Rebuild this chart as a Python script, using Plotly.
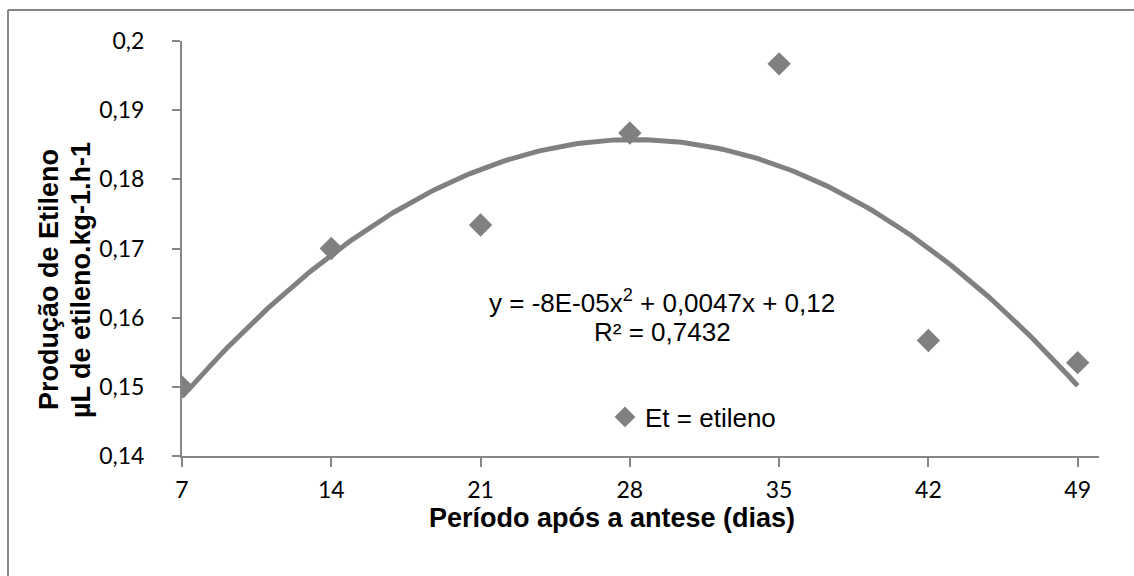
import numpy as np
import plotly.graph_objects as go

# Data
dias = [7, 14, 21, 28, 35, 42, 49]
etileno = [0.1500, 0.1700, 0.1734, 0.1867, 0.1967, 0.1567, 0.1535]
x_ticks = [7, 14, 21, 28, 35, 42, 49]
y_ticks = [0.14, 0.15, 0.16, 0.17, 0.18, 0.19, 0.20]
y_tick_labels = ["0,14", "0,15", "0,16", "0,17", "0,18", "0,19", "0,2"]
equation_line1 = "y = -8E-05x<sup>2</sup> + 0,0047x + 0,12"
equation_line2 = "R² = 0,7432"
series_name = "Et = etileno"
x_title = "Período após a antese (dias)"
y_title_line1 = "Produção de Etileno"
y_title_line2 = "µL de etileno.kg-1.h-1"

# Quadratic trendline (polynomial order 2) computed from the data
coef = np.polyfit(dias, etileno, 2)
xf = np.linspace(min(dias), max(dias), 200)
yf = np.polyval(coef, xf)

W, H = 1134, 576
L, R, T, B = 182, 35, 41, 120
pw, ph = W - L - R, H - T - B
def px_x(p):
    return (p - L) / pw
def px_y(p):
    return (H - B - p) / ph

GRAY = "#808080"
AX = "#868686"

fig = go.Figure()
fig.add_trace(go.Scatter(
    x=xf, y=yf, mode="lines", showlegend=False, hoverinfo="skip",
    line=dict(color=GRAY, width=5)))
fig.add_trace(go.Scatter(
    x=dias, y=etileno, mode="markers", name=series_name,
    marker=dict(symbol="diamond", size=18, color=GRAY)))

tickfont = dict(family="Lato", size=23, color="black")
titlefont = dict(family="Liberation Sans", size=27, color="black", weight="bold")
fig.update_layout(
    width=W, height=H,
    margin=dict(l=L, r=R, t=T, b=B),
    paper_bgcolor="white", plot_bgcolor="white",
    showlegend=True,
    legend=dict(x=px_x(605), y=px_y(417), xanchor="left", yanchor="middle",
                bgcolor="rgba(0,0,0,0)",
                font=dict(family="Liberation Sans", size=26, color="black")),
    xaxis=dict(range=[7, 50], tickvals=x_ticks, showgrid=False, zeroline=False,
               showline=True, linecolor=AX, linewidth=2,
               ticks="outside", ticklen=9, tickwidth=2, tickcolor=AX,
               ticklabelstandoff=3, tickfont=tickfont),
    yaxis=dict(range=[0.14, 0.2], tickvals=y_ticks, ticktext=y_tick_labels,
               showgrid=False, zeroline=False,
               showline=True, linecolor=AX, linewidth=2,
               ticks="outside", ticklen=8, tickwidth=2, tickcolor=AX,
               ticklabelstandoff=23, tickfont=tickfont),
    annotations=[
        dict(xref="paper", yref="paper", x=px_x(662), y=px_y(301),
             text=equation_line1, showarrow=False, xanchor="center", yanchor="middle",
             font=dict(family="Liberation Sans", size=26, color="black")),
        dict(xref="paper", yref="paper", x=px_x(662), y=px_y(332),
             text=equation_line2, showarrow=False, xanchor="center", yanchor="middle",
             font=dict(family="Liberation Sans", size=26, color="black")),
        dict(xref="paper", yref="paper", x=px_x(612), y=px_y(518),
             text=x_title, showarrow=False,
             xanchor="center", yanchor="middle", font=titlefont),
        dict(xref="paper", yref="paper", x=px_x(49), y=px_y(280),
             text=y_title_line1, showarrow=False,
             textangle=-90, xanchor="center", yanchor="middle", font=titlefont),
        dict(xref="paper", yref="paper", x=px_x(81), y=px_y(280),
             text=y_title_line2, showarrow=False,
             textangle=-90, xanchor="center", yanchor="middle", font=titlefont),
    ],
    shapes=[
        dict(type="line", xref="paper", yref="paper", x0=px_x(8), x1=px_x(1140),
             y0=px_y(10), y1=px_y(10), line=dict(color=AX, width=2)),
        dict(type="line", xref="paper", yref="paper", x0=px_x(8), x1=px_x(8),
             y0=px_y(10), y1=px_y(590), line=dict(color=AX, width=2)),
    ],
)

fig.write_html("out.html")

→ INSTRUCTIONS TO FOLLOW
Reproduce the full material exactly, excluding the pictures.

→ SOLUTION FOR THIS EXERCISE
Rebuild this chart as a Python script, using Plotly.
import numpy as np
import plotly.graph_objects as go

# Data
dias = [7, 14, 21, 28, 35, 42, 49]
etileno = [0.1500, 0.1700, 0.1734, 0.1867, 0.1967, 0.1567, 0.1535]
x_ticks = [7, 14, 21, 28, 35, 42, 49]
y_ticks = [0.14, 0.15, 0.16, 0.17, 0.18, 0.19, 0.20]
y_tick_labels = ["0,14", "0,15", "0,16", "0,17", "0,18", "0,19", "0,2"]
equation_line1 = "y = -8E-05x<sup>2</sup> + 0,0047x + 0,12"
equation_line2 = "R² = 0,7432"
series_name = "Et = etileno"
x_title = "Período após a antese (dias)"
y_title_line1 = "Produção de Etileno"
y_title_line2 = "µL de etileno.kg-1.h-1"

# Quadratic trendline (polynomial order 2) computed from the data
coef = np.polyfit(dias, etileno, 2)
xf = np.linspace(min(dias), max(dias), 200)
yf = np.polyval(coef, xf)

W, H = 1134, 576
L, R, T, B = 182, 35, 41, 120
pw, ph = W - L - R, H - T - B
def px_x(p):
    return (p - L) / pw
def px_y(p):
    return (H - B - p) / ph

GRAY = "#808080"
AX = "#868686"

fig = go.Figure()
fig.add_trace(go.Scatter(
    x=xf, y=yf, mode="lines", showlegend=False, hoverinfo="skip",
    line=dict(color=GRAY, width=5)))
fig.add_trace(go.Scatter(
    x=dias, y=etileno, mode="markers", name=series_name,
    marker=dict(symbol="diamond", size=18, color=GRAY)))

tickfont = dict(family="Lato", size=23, color="black")
titlefont = dict(family="Liberation Sans", size=27, color="black", weight="bold")
fig.update_layout(
    width=W, height=H,
    margin=dict(l=L, r=R, t=T, b=B),
    paper_bgcolor="white", plot_bgcolor="white",
    showlegend=True,
    legend=dict(x=px_x(605), y=px_y(417), xanchor="left", yanchor="middle",
                bgcolor="rgba(0,0,0,0)",
                font=dict(family="Liberation Sans", size=26, color="black")),
    xaxis=dict(range=[7, 50], tickvals=x_ticks, showgrid=False, zeroline=False,
               showline=True, linecolor=AX, linewidth=2,
               ticks="outside", ticklen=9, tickwidth=2, tickcolor=AX,
               ticklabelstandoff=3, tickfont=tickfont),
    yaxis=dict(range=[0.14, 0.2], tickvals=y_ticks, ticktext=y_tick_labels,
               showgrid=False, zeroline=False,
               showline=True, linecolor=AX, linewidth=2,
               ticks="outside", ticklen=8, tickwidth=2, tickcolor=AX,
               ticklabelstandoff=23, tickfont=tickfont),
    annotations=[
        dict(xref="paper", yref="paper", x=px_x(662), y=px_y(301),
             text=equation_line1, showarrow=False, xanchor="center", yanchor="middle",
             font=dict(family="Liberation Sans", size=26, color="black")),
        dict(xref="paper", yref="paper", x=px_x(662), y=px_y(332),
             text=equation_line2, showarrow=False, xanchor="center", yanchor="middle",
             font=dict(family="Liberation Sans", size=26, color="black")),
        dict(xref="paper", yref="paper", x=px_x(612), y=px_y(518),
             text=x_title, showarrow=False,
             xanchor="center", yanchor="middle", font=titlefont),
        dict(xref="paper", yref="paper", x=px_x(49), y=px_y(280),
             text=y_title_line1, showarrow=False,
             textangle=-90, xanchor="center", yanchor="middle", font=titlefont),
        dict(xref="paper", yref="paper", x=px_x(81), y=px_y(280),
             text=y_title_line2, showarrow=False,
             textangle=-90, xanchor="center", yanchor="middle", font=titlefont),
    ],
    shapes=[
        dict(type="line", xref="paper", yref="paper", x0=px_x(8), x1=px_x(1140),
             y0=px_y(10), y1=px_y(10), line=dict(color=AX, width=2)),
        dict(type="line", xref="paper", yref="paper", x0=px_x(8), x1=px_x(8),
             y0=px_y(10), y1=px_y(590), line=dict(color=AX, width=2)),
    ],
)

fig.write_html("out.html")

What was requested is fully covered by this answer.